En algún momento de tu vida tienes que volver a Uri Geller. Todo el mundo recuerda dónde estaba la primera vez que salió por la televisión, la original, la de José María Iñigo. Íñigo y su pelucón. Calvo como solo pueden estar las estrellas de la televisión. Iñigo con traductor y Geller, judío y zahorí enmarcando en la memoria un simple momento de magia. España detenida frente al televisor con una cucharilla de plata, un reloj estropeado. Félix Romeo frente a la televisión soñando con los dibujos animados. Años después volvió Uri Geller al a televisión. Mi padre acababa de comprar uno de los primeros vídeos VHS, de cinta grande. No había manera de poner el reloj en hora. En aquella época poner la hora del reloj era una misión casi tan complicada como programar la grabación de una película. Uri Geller era amigo de Michael Jackson. Lo decía Iker Jiménez. Era el Un dos tres, la segunda vez de Uri Geller, mi padre y yo frente al televisor. Mi padre creía, yo creía en mi padre, en la segunda venida de Uri Geller. El vídeo sin hora, las cucharas en ristre, no habían terminado los ochenta.

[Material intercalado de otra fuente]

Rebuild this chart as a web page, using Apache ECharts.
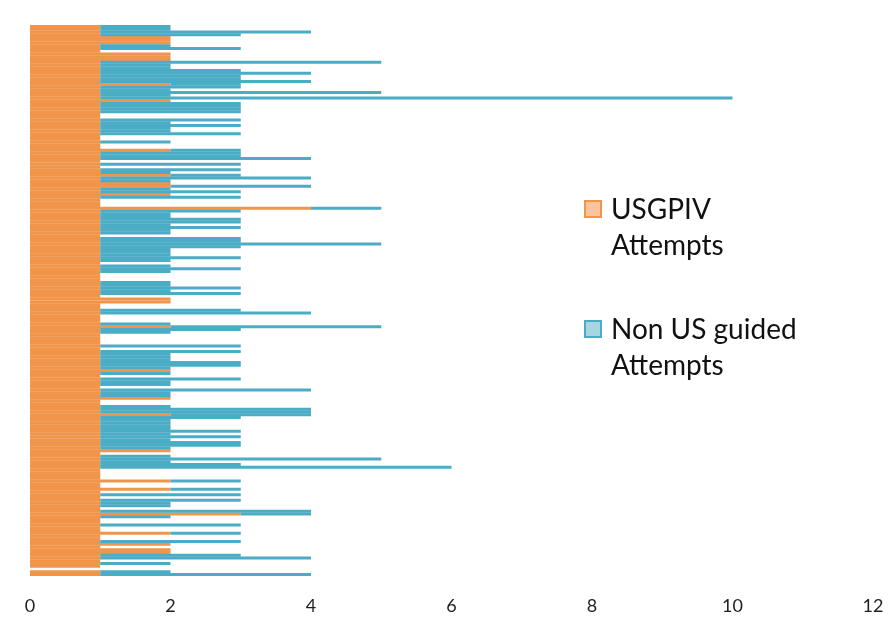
<!DOCTYPE html>
<html>
<head>
<meta charset="utf-8">
<script src="https://cdn.jsdelivr.net/npm/echarts@6/dist/echarts.min.js"></script>
<style>html,body{margin:0;padding:0;background:#fff}#c{width:892px;height:631px}</style>
</head>
<body>
<div id="c"></div>
<script>
// Rows listed top to bottom
var usgpivAttempts = [
1,1,1,1,2,2,2,1,1,1,
2,2,2,1,1,1,1,1,1,1,
1,2,1,1,1,1,1,2,1,1,
1,1,1,1,1,1,1,1,1,1,
1,1,1,1,1,2,1,1,1,1,
1,1,1,1,2,1,1,2,2,1,
1,2,1,1,1,1,4,1,1,1,
1,1,1,1,1,1,1,1,1,1,
1,1,1,1,1,1,1,1,1,1,
1,1,1,1,1,1,1,1,1,2,
2,1,1,1,1,1,1,1,1,2,
1,1,1,1,1,1,1,1,1,1,
1,1,1,1,1,2,1,1,1,1,
1,1,1,1,1,2,1,1,1,1,
1,2,1,1,1,1,1,1,1,1,
1,1,1,1,2,1,1,1,1,1,
1,1,1,1,1,2,1,1,2,1,
1,1,1,1,1,1,1,3,1,1,
1,1,1,1,2,1,1,1,2,1,
2,2,1,1,1,1,1,0,1,1
];
var nonUsGuidedAttempts = [
1,1,3,2,0,0,0,1,2,0,
0,0,0,4,1,1,2,3,2,2,
3,1,2,1,4,1,9,0,2,2,
2,2,0,0,2,1,2,1,1,2,
0,0,1,0,0,1,2,2,3,0,
2,0,2,1,1,3,1,0,2,1,
2,0,2,0,0,0,1,2,1,1,
2,2,1,2,1,1,0,2,2,4,
2,1,1,1,2,1,0,1,2,1,
0,0,0,1,1,2,1,2,0,0,
0,0,0,2,3,0,0,0,1,3,
2,1,0,0,0,0,2,0,2,1,
1,1,2,2,1,0,1,0,2,1,
1,0,3,1,1,0,0,0,1,3,
3,2,2,1,1,1,1,2,1,2,
1,2,2,1,0,0,1,4,1,2,
5,0,0,0,0,1,0,0,1,0,
2,0,2,1,1,0,3,1,1,0,
0,2,0,0,1,0,0,2,0,0,
0,0,2,3,0,1,0,0,1,3
];
var seriesNames = ['USGPIV\nAttempts', 'Non US guided\nAttempts'];
var categories = usgpivAttempts.map(function (_, i) { return 'P' + (i + 1); });

var ORANGE = '#F0954A', BLUE = '#4BACC6';
var chart = echarts.init(document.getElementById('c'), null, {renderer: 'canvas'});
chart.setOption({
  animation: false,
  grid: {left: 30, right: 19, top: 25, bottom: 55, containLabel: false},
  xAxis: {
    type: 'value', min: 0, max: 12, interval: 2,
    axisLine: {show: false}, axisTick: {show: false}, splitLine: {show: false},
    axisLabel: {fontFamily: 'Lato', fontSize: 18, color: '#1f1f1f', margin: 21}
  },
  yAxis: {
    type: 'category', data: categories, inverse: true,
    axisLine: {show: false}, axisTick: {show: false}, axisLabel: {show: false}
  },
  legend: {show: false},
  series: [
    {name: seriesNames[0], type: 'bar', stack: 'a', data: usgpivAttempts,
     barWidth: 3, itemStyle: {color: ORANGE}},
    {name: seriesNames[1], type: 'bar', stack: 'a', data: nonUsGuidedAttempts,
     barWidth: 3, itemStyle: {color: BLUE}}
  ],
  graphic: [
    {type: 'rect', shape: {x: 585, y: 201, width: 16, height: 16},
     style: {fill: '#FBC49C', stroke: ORANGE, lineWidth: 2}},
    {type: 'text', x: 611, y: 192,
     style: {text: seriesNames[0], fontFamily: 'Lato', fontSize: 28, lineHeight: 36, fill: '#111'}},
    {type: 'rect', shape: {x: 585, y: 321, width: 16, height: 16},
     style: {fill: '#A9D4E2', stroke: BLUE, lineWidth: 2}},
    {type: 'text', x: 611, y: 312,
     style: {text: seriesNames[1], fontFamily: 'Lato', fontSize: 28, lineHeight: 36, fill: '#111'}}
  ]
});
</script>
</body>
</html>
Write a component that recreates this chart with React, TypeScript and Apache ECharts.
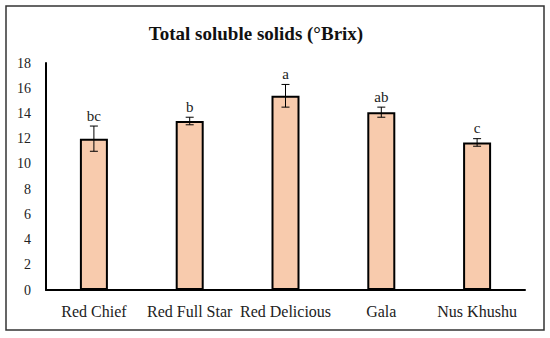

El abuelo de uno de mis alumnos es zahorí. Me lo cuenta Ana en el autobús camino de casa de mis padres. Lo hemos tenido en clase los dos. Un chaval repetidor, agotado adolescente abúlico. Pero su abuelo encuentra agua con un simple palo. Eso es magia de verdad, no como en las novelas de a duro. Yo le cuento a Ana que Uri Geller buscaba petróleo para las compañías árabes. Era un ciudadano del mundo. Lo detectaba, como el abuelo de nuestro alumno con los acuíferos. Ana me dice que pagan muy bien por encontrar pozos de agua dulce. Quizá nuestro alumno haya heredado alguna de las dotes de su abuelo. Sería un futuro mejor que los libros. Cuando pienso en Uri Geller pienso en Félix Romeo y en mi padre. A veces no es más que ilusión. Hay que creer en algo. También me acuerdo de aquella canción de los Planetas, David y Claudia. ¿Qué harías si fueras el mago más poderoso sobre la tierra? Hechizarías a la mujer más deseada del mundo. Era una buena metáfora. Tan buena que era de verdad.